Omit all images. Write out the rest of the material exactly.

------ Data shown ------

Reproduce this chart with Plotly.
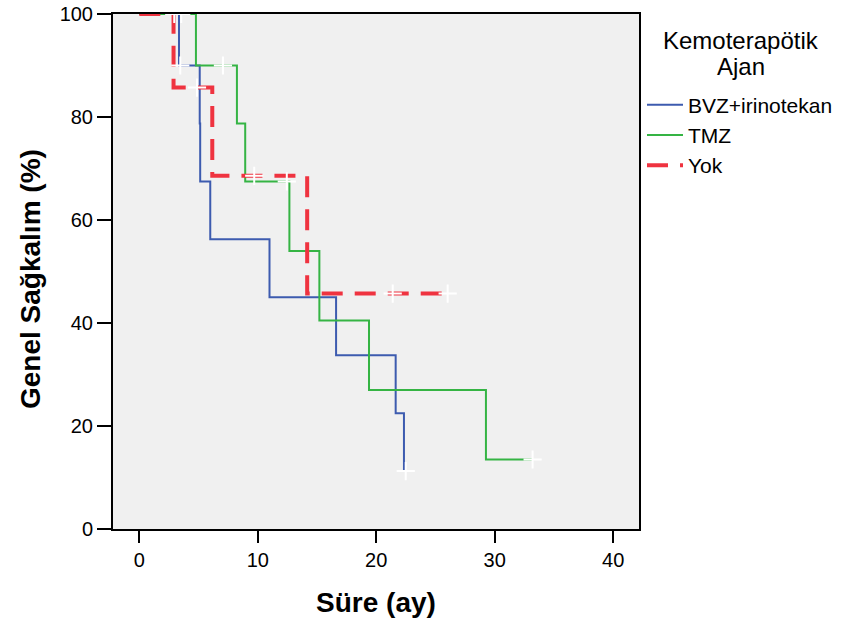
import plotly.graph_objects as go

# Kaplan-Meier step data (time in months, survival %)
bvz_time = [0, 3.35, 5.1, 5.14, 5.99, 10.99, 16.61, 21.64, 22.34, 22.49]
bvz_surv = [100, 90, 78.75, 67.5, 56.25, 45, 33.75, 22.5, 11.25, 11.25]
bvz_cens_time = [2.95, 3.46, 22.49]
bvz_cens_surv = [100, 90, 11.25]

tmz_time = [0, 4.78, 8.24, 8.94, 12.67, 15.2, 19.39, 29.26, 33.2]
tmz_surv = [100, 90, 78.75, 67.5, 54, 40.5, 27, 13.5, 13.5]
tmz_cens_time = [3.54, 7.06, 12.45, 33.2]
tmz_cens_surv = [100, 90, 67.5, 13.5]

yok_time = [0, 2.89, 6.16, 14.17, 26.03]
yok_surv = [100, 85.71, 68.57, 45.71, 45.71]
yok_cens_time = [4.87, 9.7, 21.39, 26.03]
yok_cens_surv = [85.71, 68.57, 45.71, 45.71]

series_names = ["BVZ+irinotekan", "TMZ", "Yok"]
legend_title_lines = ["Kemoterapötik", "Ajan"]
x_ticks = [0, 10, 20, 30, 40]
y_ticks = [0, 20, 40, 60, 80, 100]

FONT = "Liberation Sans, Arial, sans-serif"
BLUE = "#3D5BAF"
GREEN = "#35B444"
RED = "#EF3340"

TOP, BOTTOM = 14, 529
PH = BOTTOM - TOP


def py(px):
    return (BOTTOM - px) / PH


fig = go.Figure()
fig.add_trace(go.Scatter(x=bvz_time, y=bvz_surv, mode="lines", line_shape="hv",
                         name=series_names[0], line=dict(color=BLUE, width=2)))
fig.add_trace(go.Scatter(x=tmz_time, y=tmz_surv, mode="lines", line_shape="hv",
                         name=series_names[1], line=dict(color=GREEN, width=2)))
fig.add_trace(go.Scatter(x=yok_time, y=yok_surv, mode="lines", line_shape="hv",
                         name=series_names[2],
                         line=dict(color=RED, width=4, dash="21px,12px")))

cmark = dict(symbol="cross-thin", size=13, color="white",
             line=dict(color="white", width=2))
for ct, cs in [(bvz_cens_time, bvz_cens_surv), (tmz_cens_time, tmz_cens_surv),
               (yok_cens_time, yok_cens_surv)]:
    fig.add_trace(go.Scatter(x=ct, y=cs, mode="markers", marker=cmark,
                             showlegend=False, hoverinfo="skip"))

# legend title (two centred lines) and y-axis title as annotations
title_x = (741 - 113) / 526
for txt, ypx in zip(legend_title_lines, [40.7, 66.7]):
    fig.add_annotation(text=txt, xref="paper", yref="paper",
                       x=title_x, y=py(ypx), xanchor="center",
                       yanchor="middle", showarrow=False,
                       font=dict(size=24, family=FONT, color="black"))
fig.add_annotation(text="<b>Genel Sağkalım (%)</b>", xref="paper", yref="paper",
                   x=(30 - 113) / 526, y=py(279), xanchor="center",
                   yanchor="middle", textangle=-90, showarrow=False,
                   font=dict(size=28, family=FONT, color="black"))

fig.update_layout(
    width=848, height=634,
    margin=dict(l=113, r=209, t=TOP, b=634 - BOTTOM, autoexpand=False),
    paper_bgcolor="white", plot_bgcolor="#F0F0F0",
    font=dict(family=FONT, color="black", size=20),
    legend=dict(
        x=1.0057, xanchor="left", y=py(135), yanchor="middle",
        font=dict(size=21, family=FONT),
        itemwidth=36, bgcolor="rgba(0,0,0,0)", borderwidth=0,
        tracegroupgap=0,
    ),
    xaxis=dict(
        range=[-2.22, 42.18], tickvals=x_ticks, showgrid=False, zeroline=False,
        showline=True, linecolor="black", linewidth=2, mirror=True,
        ticks="outside", ticklen=12, tickwidth=2, tickcolor="black",
        tickfont=dict(size=20),
        title=dict(text="<b>Süre (ay)</b>", font=dict(size=28), standoff=22),
    ),
    yaxis=dict(
        range=[0, 100], tickvals=y_ticks, showgrid=False, zeroline=False,
        showline=True, linecolor="black", linewidth=2, mirror=True,
        ticks="outside", ticklen=14, tickwidth=2, tickcolor="black",
        tickfont=dict(size=20),
    ),
)

fig.write_html("out.html")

------

■ Result of this task ■
Reproduce this chart with Plotly.
import plotly.graph_objects as go

# Kaplan-Meier step data (time in months, survival %)
bvz_time = [0, 3.35, 5.1, 5.14, 5.99, 10.99, 16.61, 21.64, 22.34, 22.49]
bvz_surv = [100, 90, 78.75, 67.5, 56.25, 45, 33.75, 22.5, 11.25, 11.25]
bvz_cens_time = [2.95, 3.46, 22.49]
bvz_cens_surv = [100, 90, 11.25]

tmz_time = [0, 4.78, 8.24, 8.94, 12.67, 15.2, 19.39, 29.26, 33.2]
tmz_surv = [100, 90, 78.75, 67.5, 54, 40.5, 27, 13.5, 13.5]
tmz_cens_time = [3.54, 7.06, 12.45, 33.2]
tmz_cens_surv = [100, 90, 67.5, 13.5]

yok_time = [0, 2.89, 6.16, 14.17, 26.03]
yok_surv = [100, 85.71, 68.57, 45.71, 45.71]
yok_cens_time = [4.87, 9.7, 21.39, 26.03]
yok_cens_surv = [85.71, 68.57, 45.71, 45.71]

series_names = ["BVZ+irinotekan", "TMZ", "Yok"]
legend_title_lines = ["Kemoterapötik", "Ajan"]
x_ticks = [0, 10, 20, 30, 40]
y_ticks = [0, 20, 40, 60, 80, 100]

FONT = "Liberation Sans, Arial, sans-serif"
BLUE = "#3D5BAF"
GREEN = "#35B444"
RED = "#EF3340"

TOP, BOTTOM = 14, 529
PH = BOTTOM - TOP


def py(px):
    return (BOTTOM - px) / PH


fig = go.Figure()
fig.add_trace(go.Scatter(x=bvz_time, y=bvz_surv, mode="lines", line_shape="hv",
                         name=series_names[0], line=dict(color=BLUE, width=2)))
fig.add_trace(go.Scatter(x=tmz_time, y=tmz_surv, mode="lines", line_shape="hv",
                         name=series_names[1], line=dict(color=GREEN, width=2)))
fig.add_trace(go.Scatter(x=yok_time, y=yok_surv, mode="lines", line_shape="hv",
                         name=series_names[2],
                         line=dict(color=RED, width=4, dash="21px,12px")))

cmark = dict(symbol="cross-thin", size=13, color="white",
             line=dict(color="white", width=2))
for ct, cs in [(bvz_cens_time, bvz_cens_surv), (tmz_cens_time, tmz_cens_surv),
               (yok_cens_time, yok_cens_surv)]:
    fig.add_trace(go.Scatter(x=ct, y=cs, mode="markers", marker=cmark,
                             showlegend=False, hoverinfo="skip"))

# legend title (two centred lines) and y-axis title as annotations
title_x = (741 - 113) / 526
for txt, ypx in zip(legend_title_lines, [40.7, 66.7]):
    fig.add_annotation(text=txt, xref="paper", yref="paper",
                       x=title_x, y=py(ypx), xanchor="center",
                       yanchor="middle", showarrow=False,
                       font=dict(size=24, family=FONT, color="black"))
fig.add_annotation(text="<b>Genel Sağkalım (%)</b>", xref="paper", yref="paper",
                   x=(30 - 113) / 526, y=py(279), xanchor="center",
                   yanchor="middle", textangle=-90, showarrow=False,
                   font=dict(size=28, family=FONT, color="black"))

fig.update_layout(
    width=848, height=634,
    margin=dict(l=113, r=209, t=TOP, b=634 - BOTTOM, autoexpand=False),
    paper_bgcolor="white", plot_bgcolor="#F0F0F0",
    font=dict(family=FONT, color="black", size=20),
    legend=dict(
        x=1.0057, xanchor="left", y=py(135), yanchor="middle",
        font=dict(size=21, family=FONT),
        itemwidth=36, bgcolor="rgba(0,0,0,0)", borderwidth=0,
        tracegroupgap=0,
    ),
    xaxis=dict(
        range=[-2.22, 42.18], tickvals=x_ticks, showgrid=False, zeroline=False,
        showline=True, linecolor="black", linewidth=2, mirror=True,
        ticks="outside", ticklen=12, tickwidth=2, tickcolor="black",
        tickfont=dict(size=20),
        title=dict(text="<b>Süre (ay)</b>", font=dict(size=28), standoff=22),
    ),
    yaxis=dict(
        range=[0, 100], tickvals=y_ticks, showgrid=False, zeroline=False,
        showline=True, linecolor="black", linewidth=2, mirror=True,
        ticks="outside", ticklen=14, tickwidth=2, tickcolor="black",
        tickfont=dict(size=20),
    ),
)

fig.write_html("out.html")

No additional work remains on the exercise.